Asus’s latest firmware generation is feature-packed, from an extra XMP button placed on the "Easy Mode" screen to a custom-configurable home page that includes only the settings you choose. The company spent about 30 minutes going over just its firmware with us, and I'm sure it'll have a public version of its presentation soon.
Jumping straight to the tuning parts, setting our overclock with Ai Tweaker began by choosing its XMP option, which loosened our memory timings to DDR3-3000-rated values, increased the multiplier to Intel’s top 2,933 MT/s data rate, and bumped the base clock to 102.3 MHz.
Backing down BCLK to 100 MHz allowed the CPU to run at an astounding 47x multiplier, though added voltage was needed to make it stable.

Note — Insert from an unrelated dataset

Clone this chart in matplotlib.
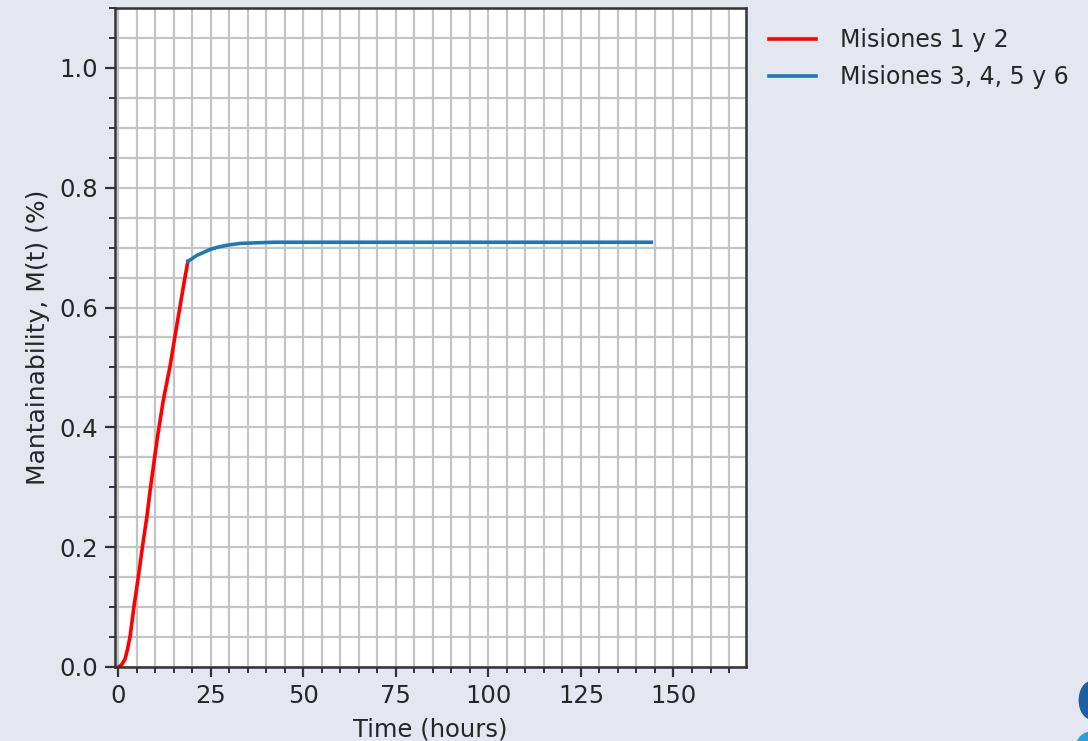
import matplotlib.pyplot as plt
from matplotlib.patches import Ellipse
from matplotlib.ticker import MultipleLocator

# Misiones 1 y 2
t_red = [0, 0.8, 1.8, 2.5, 3.2, 4.2, 5.4, 6.5, 7.7, 8.6, 9.7, 10.6, 12.2, 14.0, 15.3, 16.7, 17.8, 18.8]
m_red = [0, 0.003, 0.013, 0.03, 0.052, 0.1, 0.15, 0.2, 0.25, 0.295, 0.345, 0.385, 0.447, 0.503, 0.552, 0.603, 0.643, 0.677]

# Misiones 3, 4, 5 y 6
t_blue = [18.8, 20.0, 21.2, 23.0, 24.8, 27.0, 29.3, 32.9, 37, 42, 50, 75, 100, 125, 144]
m_blue = [0.677, 0.682, 0.687, 0.692, 0.697, 0.701, 0.704, 0.707, 0.708, 0.709, 0.709, 0.709, 0.709, 0.709, 0.709]

labels = ['Misiones 1 y 2', 'Misiones 3, 4, 5 y 6']

bg = '#e4e7ef'
txt = '#262626'

fig = plt.figure(figsize=(10.88, 7.41), dpi=100, facecolor=bg)
ax = fig.add_axes([0.1057, 0.0999, 0.58, 0.8893])
ax.set_facecolor('white')

ax.plot(t_red, m_red, color='red', lw=2.6, label=labels[0])
ax.plot(t_blue, m_blue, color='#1f77b4', lw=2.6, label=labels[1])

ax.set_xlim(-0.9, 169.6)
ax.set_ylim(0, 1.1)
ax.xaxis.set_major_locator(MultipleLocator(25))
ax.xaxis.set_minor_locator(MultipleLocator(5))
ax.yaxis.set_major_locator(MultipleLocator(0.2))
ax.yaxis.set_minor_locator(MultipleLocator(0.05))
ax.grid(True, which='both', color='#c4c4c4', lw=1.6)
ax.set_axisbelow(True)

ax.tick_params(which='major', length=7, width=1.6, labelsize=17.5, colors='#333333',
               labelcolor=txt, pad=5)
ax.tick_params(which='minor', length=4, width=1.4, colors='#333333')
for s in ax.spines.values():
    s.set_color('#333333')
    s.set_linewidth(1.8)

ax.set_xlabel('Time (hours)', fontsize=17.5, color=txt, labelpad=7)
ax.set_ylabel('Mantainability, M(t) (%)', fontsize=18, color=txt, labelpad=7)

ax.legend(loc='upper left', bbox_to_anchor=(1.01, 0.995), frameon=False, fontsize=17,
          handlelength=2.0, handletextpad=1.0, labelspacing=0.55, borderaxespad=0.3,
          labelcolor=txt)
for h in ax.get_legend().get_lines():
    h.set_linewidth(2.6)

# logo fragments in the slide corner
fig.patches.append(Ellipse((1.003, 0.055), 0.022, 0.05, transform=fig.transFigure,
                           color='#1d5fa0', zorder=-1))
fig.patches.append(Ellipse((1.005, -0.005), 0.03, 0.035, transform=fig.transFigure,
                           color='#2a9fd8', zorder=-1))

fig.savefig('out.png', dpi=100, facecolor=bg)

I’ve recently been informed that a 1.30 V core is nearly impossible to keep cool on Intel’s Haswell-based processors while taxing their AVX pipelines specifically. But this news came to me only after I was able to use that voltage stably, albeit while running Prime95. Maybe my old MUX-120 cooler is just that good. Maybe I should have tried this in a heated room. Or maybe I just didn’t use an application that was capable of touching the core's most heat-sensitive areas. At any rate, Prime95 and Intel’s stability test running in tandem couldn’t push my configuration past the low 90s in °C, so my CPU sample remained stable at 4.7 GHz. Thanks Intel; thanks Asus!

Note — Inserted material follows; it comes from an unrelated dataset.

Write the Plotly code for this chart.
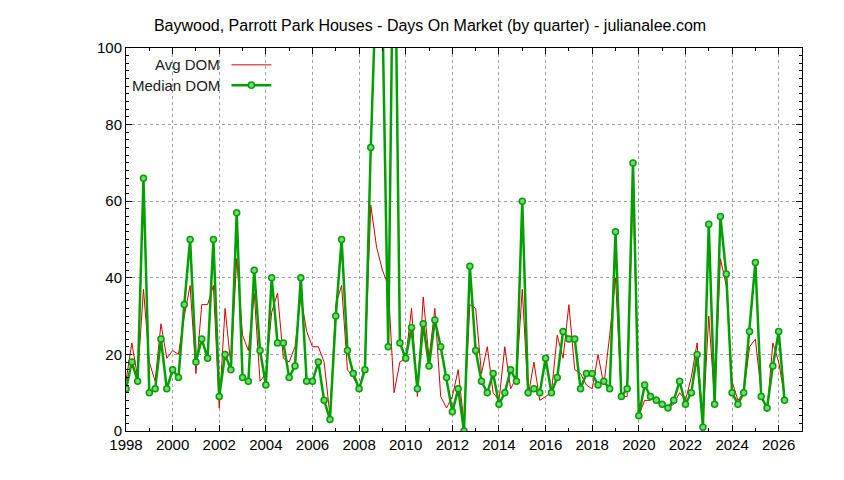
import plotly.graph_objects as go

# quarterly Days On Market, starting 1998 Q1
start_year = 1998
median_dom = [
    11, 18, 13, 66, 10, 11, 24, 11, 16, 14, 33, 50, 18, 24, 19, 50,
    9, 20, 16, 57, 14, 13, 42, 21, 12, 40, 23, 23, 14, 17, 40, 13,
    13, 18, 8, 3, 30, 50, 21, 15, 11, 16, 74, 120, 110, 22, 150, 23,
    19, 27, 11, 28, 17, 29, 22, 14, 5, 11, 0, 43, 21, 13, 10, 15,
    7, 10, 16, 13, 60, 10, 11, 10, 19, 10, 14, 26, 24, 24, 11, 15,
    15, 12, 13, 11, 52, 9, 11, 70, 4, 12, 9, 8, 7, 6, 8, 13,
    7, 10, 20, 1, 54, 7, 56, 41, 10, 7, 10, 26, 44, 9, 6, 17,
    26, 8,
]
avg_dom = [
    13, 23, 14, 37, 18, 13, 28, 19, 21, 20, 30, 38, 15, 33, 33, 38,
    6, 32, 17, 45, 25, 21, 36, 13, 15, 31, 36, 19, 18, 22, 35, 26,
    22, 22, 18, 4, 33, 38, 16, 14, 11, 17, 59, 48, 42, 38, 10, 18,
    19, 32, 9, 35, 19, 32, 9, 6, 9, 16, 2, 33, 32, 15, 22, 10,
    8, 22, 11, 14, 37, 9, 18, 8, 9, 10, 25, 19, 33, 16, 15, 12,
    11, 20, 12, 25, 40, 9, 9, 64, 4, 8, 8, 9, 7, 6, 7, 10,
    8, 14, 23, 2, 30, 8, 45, 38, 13, 8, 10, 22, 24, 10, 5, 23,
    18, 9,
]
quarters = [start_year + i / 4 for i in range(len(median_dom))]

green = "rgb(0,160,0)"
red = "rgb(220,0,0)"
marker_fill = "rgb(120,210,120)"

fig = go.Figure()
fig.add_trace(go.Scatter(
    x=quarters, y=avg_dom, mode="lines", name="Avg DOM",
    line=dict(color=red, width=1),
))
fig.add_trace(go.Scatter(
    x=quarters, y=median_dom, mode="lines+markers", name="Median DOM",
    line=dict(color=green, width=2.5),
    marker=dict(symbol="circle", size=6, color=marker_fill,
                line=dict(color=green, width=1.5)),
))

# gnuplot-style key, top left inside the plot
key = [("Avg DOM", red, False, 0.956), ("Median DOM", green, True, 0.903)]
for label, col, with_marker, yk in key:
    fig.add_annotation(x=0.142, y=yk, xref="paper", yref="paper", text=label,
                       showarrow=False, xanchor="right", yanchor="middle",
                       font=dict(size=15, color="#222"))
    fig.add_shape(type="line", xref="paper", yref="paper",
                  x0=0.156, x1=0.215, y0=yk, y1=yk,
                  line=dict(color=col, width=2.5 if with_marker else 1))
    if with_marker:
        fig.add_shape(type="circle", xref="paper", yref="paper",
                      x0=0.181, x1=0.190, y0=yk - 0.008, y1=yk + 0.008,
                      fillcolor=marker_fill, line=dict(color=green, width=1.5))

axis_common = dict(
    showline=True, mirror="ticks", linecolor="black", linewidth=1,
    ticks="inside", ticklen=6, tickcolor="black",
    showgrid=True, gridcolor="#a0a0a0", griddash="dot", gridwidth=1,
    zeroline=False, tickfont=dict(size=15, color="black"),
)
fig.update_xaxes(range=[1998, 2027], dtick=2, tick0=1998,
                 minor=dict(dtick=1, ticks="inside", ticklen=3, tickcolor="black", showgrid=False),
                 **axis_common)
fig.update_yaxes(range=[0, 100], dtick=20,
                 minor=dict(dtick=2, ticks="inside", ticklen=3, tickcolor="black", showgrid=False),
                 **axis_common)

fig.update_layout(
    width=844, height=480,
    margin=dict(l=118, r=50, t=40, b=57),
    paper_bgcolor="white", plot_bgcolor="white",
    font=dict(family="Liberation Sans, Arial, sans-serif", color="black"),
    title=dict(text="Baywood, Parrott Park Houses - Days On Market (by quarter) - julianalee.com",
               x=0.5, xanchor="center", y=0.975, font=dict(size=16)),
    showlegend=False,
)

fig.write_html("out.html")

Asus is the only motherboard manufacturer in today’s round-up to honestly report DIMM voltage, as confirmed with a volt meter. Defaulting to 20 mV over XMP, that extra 20 mV was correctly reflected as 1.655 V after I manually dropped the setting to 1.635 V.
The Z87-Pro includes primary, secondary, and tertiary memory timing controls that can be individually configured without affecting other, automatic settings.